Abstract
The relationship between pH and enzyme catalytic activity, especially the optimal pH (pHopt) at which enzymes function, is critical for biotechnological applications. Hence, computational methods to predict pHopt will enhance enzyme discovery and design by facilitating accurate identification of enzymes that function optimally at specific pH levels, and by elucidating sequence-function relationships. In this study, we proposed and evaluated various machine-learning methods for predicting pHopt, conducting extensive hyperparameter optimization, and training over 11,000 model instances. Our results demonstrate that models utilizing language model embeddings markedly outperform other methods in predicting pHopt. We present EpHod, the best-performing model, to predict pHopt, making it publicly available to researchers. From sequence data, EpHod directly learns structural and biophysical features that relate to pHopt, including proximity of residues to the catalytic center and the accessibility of solvent molecules. Overall, EpHod presents a promising advancement in pHopt prediction and will potentially speed up the development of enzyme technologies.
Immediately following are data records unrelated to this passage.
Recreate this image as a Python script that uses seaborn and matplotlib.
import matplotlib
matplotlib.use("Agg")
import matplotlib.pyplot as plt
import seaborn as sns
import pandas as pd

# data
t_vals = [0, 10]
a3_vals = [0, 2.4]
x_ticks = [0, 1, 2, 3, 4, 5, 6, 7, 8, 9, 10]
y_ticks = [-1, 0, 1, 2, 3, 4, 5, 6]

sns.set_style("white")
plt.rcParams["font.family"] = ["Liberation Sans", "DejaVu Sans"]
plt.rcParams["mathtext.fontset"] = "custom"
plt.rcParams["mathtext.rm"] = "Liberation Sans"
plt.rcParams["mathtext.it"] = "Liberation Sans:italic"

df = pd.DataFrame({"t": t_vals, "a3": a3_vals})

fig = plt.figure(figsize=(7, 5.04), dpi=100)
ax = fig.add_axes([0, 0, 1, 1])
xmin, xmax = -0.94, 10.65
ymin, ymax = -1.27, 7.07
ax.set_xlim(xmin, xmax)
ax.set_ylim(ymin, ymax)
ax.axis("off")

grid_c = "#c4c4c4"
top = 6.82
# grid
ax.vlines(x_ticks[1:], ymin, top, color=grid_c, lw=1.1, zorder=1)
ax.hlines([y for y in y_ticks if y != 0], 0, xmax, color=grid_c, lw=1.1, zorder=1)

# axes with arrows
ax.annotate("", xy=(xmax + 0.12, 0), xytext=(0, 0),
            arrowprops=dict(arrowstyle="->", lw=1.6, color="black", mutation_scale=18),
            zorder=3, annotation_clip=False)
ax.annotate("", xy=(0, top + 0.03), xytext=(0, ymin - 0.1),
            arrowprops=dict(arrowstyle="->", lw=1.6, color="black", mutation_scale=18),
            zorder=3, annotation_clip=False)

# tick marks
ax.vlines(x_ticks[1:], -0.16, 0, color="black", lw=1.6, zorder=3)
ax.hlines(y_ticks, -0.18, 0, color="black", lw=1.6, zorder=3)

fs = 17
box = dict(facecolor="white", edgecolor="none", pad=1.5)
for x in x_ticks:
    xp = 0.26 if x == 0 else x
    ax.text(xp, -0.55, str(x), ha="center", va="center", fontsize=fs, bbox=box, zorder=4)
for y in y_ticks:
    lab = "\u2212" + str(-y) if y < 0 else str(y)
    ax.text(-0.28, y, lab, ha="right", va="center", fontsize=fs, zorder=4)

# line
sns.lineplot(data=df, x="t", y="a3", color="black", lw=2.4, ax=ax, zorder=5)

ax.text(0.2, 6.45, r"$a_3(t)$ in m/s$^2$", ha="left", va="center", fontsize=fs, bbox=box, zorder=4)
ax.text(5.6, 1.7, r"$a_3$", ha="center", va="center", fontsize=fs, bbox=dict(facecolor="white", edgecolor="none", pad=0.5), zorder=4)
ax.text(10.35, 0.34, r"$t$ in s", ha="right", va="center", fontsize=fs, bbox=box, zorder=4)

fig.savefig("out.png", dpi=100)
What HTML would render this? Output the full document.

Competing Interest Statement
DM is an advisor for Dyno Therapeutics, Octant, Jura Bio, Tectonic Therapeutics, and Genentech, and a cofounder of Seismic Therapeutics. CS is an advisor for CytoReason Ltd. GTB is an advisor for Bluestem Biosciences and Samsara Eco. The remaining authors declare no competing interests.
Footnotes
We have revised the entire paper based on constructive reviewer feedback.